- Born: January 24, 1939 Fort Leavenworth, Kansas, U.S.
- Died: October 30, 2015 (aged 76)
- Occupation: Writer
- Education: Stanford University (BA, MA)
- Genre: Young adult fiction
- Children: 2

Website
- www.jeanferris.com

= Jean Ferris =

American children's writer

Jean Ferris (January 24, 1939 – October 30, 2015) was an American writer best known for young adult fiction. She lived in San Diego, California, with her husband, a retired lawyer.

==Biography==
Ferris was born in Fort Leavenworth, Kansas. She started to write at seven years old, keeping a diary. She moved around frequently, attending three high schools and Stanford University, for a B.A. and an M.A. in speech pathology and audiology. Ferris wrote her first novel for young adults (Amen, Moses Gardenia, published in 1983) when one of her children's 14-year-old friends tried to commit suicide. Since then she tried writing screenplays, adult mystery, adult historical novels, and middle-grade novels, but nothing suited her as well as writing for teens. Her two daughters are teachers.
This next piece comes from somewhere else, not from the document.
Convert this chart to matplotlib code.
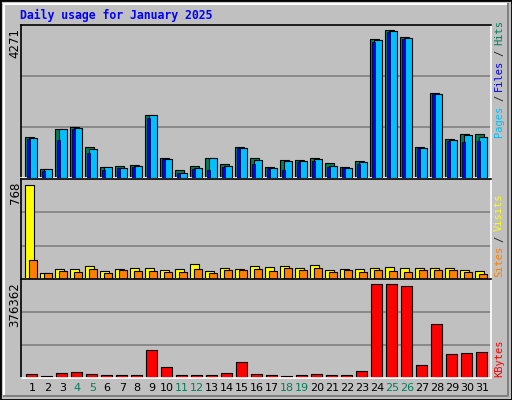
import matplotlib
matplotlib.use("Agg")
import matplotlib.pyplot as plt
from matplotlib.patches import Rectangle

days = list(range(1, 32))
weekend_days = [4, 5, 11, 12, 18, 19, 25, 26]
hits = [1179, 242, 1411, 1469, 889, 309, 338, 367, 1817, 570, 222, 338, 570, 396, 889, 570,
        309, 512, 512, 570, 425, 309, 483, 3991, 4271, 4049, 889, 2454, 1121, 1266, 1266]
pages = [1150, 242, 1411, 1440, 831, 309, 280, 338, 1817, 541, 135, 280, 570, 338, 860, 512,
         280, 483, 483, 541, 338, 280, 454, 3962, 4242, 4020, 860, 2425, 1092, 1237, 1179]
files = [1121, 193, 1092, 1411, 715, 222, 280, 309, 1730, 541, 135, 251, 222, 309, 860, 396,
         280, 222, 454, 483, 309, 280, 396, 3904, 4194, 3991, 860, 2425, 1063, 1034, 1063]
visits = [768, 47, 83, 78, 103, 61, 78, 86, 86, 70, 78, 120, 61, 86, 78, 103,
          95, 103, 86, 111, 70, 78, 78, 86, 95, 86, 86, 86, 86, 70, 61]
sites = [153, 45, 61, 53, 78, 45, 70, 61, 61, 53, 53, 78, 45, 70, 70, 78,
         61, 86, 70, 86, 53, 70, 53, 70, 61, 53, 70, 70, 70, 53, 36]
kbytes = [13736, 6868, 17856, 21977, 13736, 9615, 9615, 9615, 112635, 42581, 9615, 9615, 9615,
          17856, 63187, 13736, 9615, 6868, 9615, 13736, 9615, 9615, 26098, 376362, 376362,
          368121, 50822, 215667, 96153, 100274, 104395]

BG = "#C0C0C0"
W, H = 512, 400
fig = plt.figure(figsize=(5.12, 4.0), dpi=100, facecolor=BG)

def ax_at(x0, y0, x1, y1):
    return fig.add_axes([x0 / W, 1 - y1 / H, (x1 - x0) / W, (y1 - y0) / H])

def style(ax, vmax, base_px, top_px, val_px):
    ax.set_facecolor(BG)
    ax.set_xlim(0.293, 31.627)
    scale = vmax / (base_px - val_px)
    ax.set_ylim(-scale * 0.3, scale * (base_px - top_px))
    ax.set_xticks([]); ax.set_yticks([])
    lo, hi = ax.get_ylim()
    for f in (1/3, 2/3):
        ax.axhline(lo + f * (hi - lo), color="#808080", lw=1.2, zorder=0.5)
    ax.spines["left"].set_color("black"); ax.spines["top"].set_color("black")
    ax.spines["right"].set_color("white"); ax.spines["bottom"].set_color("white")
    for s in ax.spines.values():
        s.set_linewidth(1.2)

kw = dict(edgecolor="black", linewidth=0.8, align="edge")
ax1 = ax_at(20.7, 25, 490.7, 178)
style(ax1, max(hits), 176.7, 25, 29.5)
ax1.bar([d - 0.42 for d in days], hits, width=0.6, color="#00805C", **kw)
ax1.bar([d - 0.153 for d in days], pages, width=0.51, color="#00C0FF", **kw, zorder=3)
ax1.bar([d - 0.307 for d in days], files, width=0.2, color="#0000FF", edgecolor="black", linewidth=0.5, align="edge", zorder=4)

ax2 = ax_at(20.7, 179, 490.7, 279)
style(ax2, max(visits), 276.7, 179, 184.7)
ax2.bar([d - 0.42 for d in days], visits, width=0.58, color="#FFFF00", **kw)
ax2.bar([d - 0.153 for d in days], sites, width=0.51, color="#FF8000", **kw, zorder=3)

ax3 = ax_at(20.7, 279, 490.7, 378)
style(ax3, max(kbytes), 375.7, 279, 284.3)
ax3.bar([d - 0.353 for d in days], kbytes, width=0.71, color="#FF0000", **kw)

mono = "DejaVu Sans Mono"
fig.text(20 / W, 1 - 15 / H, "Daily usage for January 2025", color="#0000FF", fontsize=8.3,
         fontweight="bold", family=mono, va="center", ha="left")

def ylab(txt, ypx):
    fig.text(15 / W, 1 - ypx / H, txt, rotation=90, fontsize=8.5, family="DejaVu Sans",
             ha="center", va="top", color="black")
ylab(f"{max(hits)}", 28)
ylab(f"{max(visits)}", 182)
ylab(f"{max(kbytes)}", 282)

def rlab(parts, ybottom):
    y = ybottom
    for txt, col in parts:
        fig.text(499 / W, 1 - y / H, txt, rotation=90, fontsize=7.5, family=mono,
                 color=col, ha="center", va="bottom")
        y -= len(txt) * 6.3 + 4
rlab([("Pages", "#00C0FF"), ("/", "#202020"), ("Files", "#0000FF"), ("/", "#202020"), ("Hits", "#00805C")], 137)
rlab([("Sites", "#FF8000"), ("/", "#202020"), ("Visits", "#FFFF00")], 277)
rlab([("KBytes", "#FF0000")], 377)

for d in days:
    xf = (20.7 + (d + 0.06 - 0.293) * 15) / W
    fig.text(xf, 1 - 388 / H, str(d), fontsize=8, ha="center", va="center",
             color="#00805C" if d in weekend_days else "black")

fig.patches.append(Rectangle((0, 0), 1, 1, transform=fig.transFigure, fill=False, edgecolor="black", lw=2))
fig.patches.append(Rectangle((4 / W, 4 / H), 1 - 8 / W, 1 - 8 / H, transform=fig.transFigure, fill=False, edgecolor="white", lw=1.5))
fig.lines.append(plt.Line2D([4 / W, 1 - 4 / W, 1 - 4 / W], [4 / H, 4 / H, 1 - 4 / H], transform=fig.transFigure, color="#808080", lw=1.5))

fig.savefig("out.png", dpi=100, facecolor=BG)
Ferris' hobbies and interests included traveling, reading, long walks with friends, movies, theater, and reading books onto tape for the Braille Institute.

==Awards==
Awards include: American Library Association Best Books for Young Adults, American Library Association Popular Paperbacks for Young Readers, American Library Association Quick Picks for Young Adults, IRA Young Adult Choices, NCSS-CBC Notable Trade Book in the Field of Social Studies, and California Young Reader Medal.

==Works==
- Amen, Moses Gardenia (1983)
- The Stainless Steel Rule (1986)
- Invincible Summer (1987)
- Looking for Home (1989)
- Across the Grain (1990)
- Relative Strangers (1993)
- Signs of Life (1995)
- Avon Books American Dreams series – children's historical novels
  - Into the Wind ( 1996)
  - Song of the Sea (1996)
  - Weather the storm (1996)
This trilogy by Ferris is set during the War of 1812. An English girl and an American privateer fall in love.
- All that Glitters (1996)
- Love Among the Walnuts (1998)
- Bad (1998)
- Seven Seconds (1999)
- Eight Seconds (2000)
- Of Sound Mind (2001)
- Once Upon a Marigold (2002)
- Much Ado About Grubstake (2006)
- Underground (2008)
- Twice Upon a Marigold (2008)
- Thrice Upon a Marigold (2013)
She was working on Quadruple Upon a Marigold, which was expected in 2015.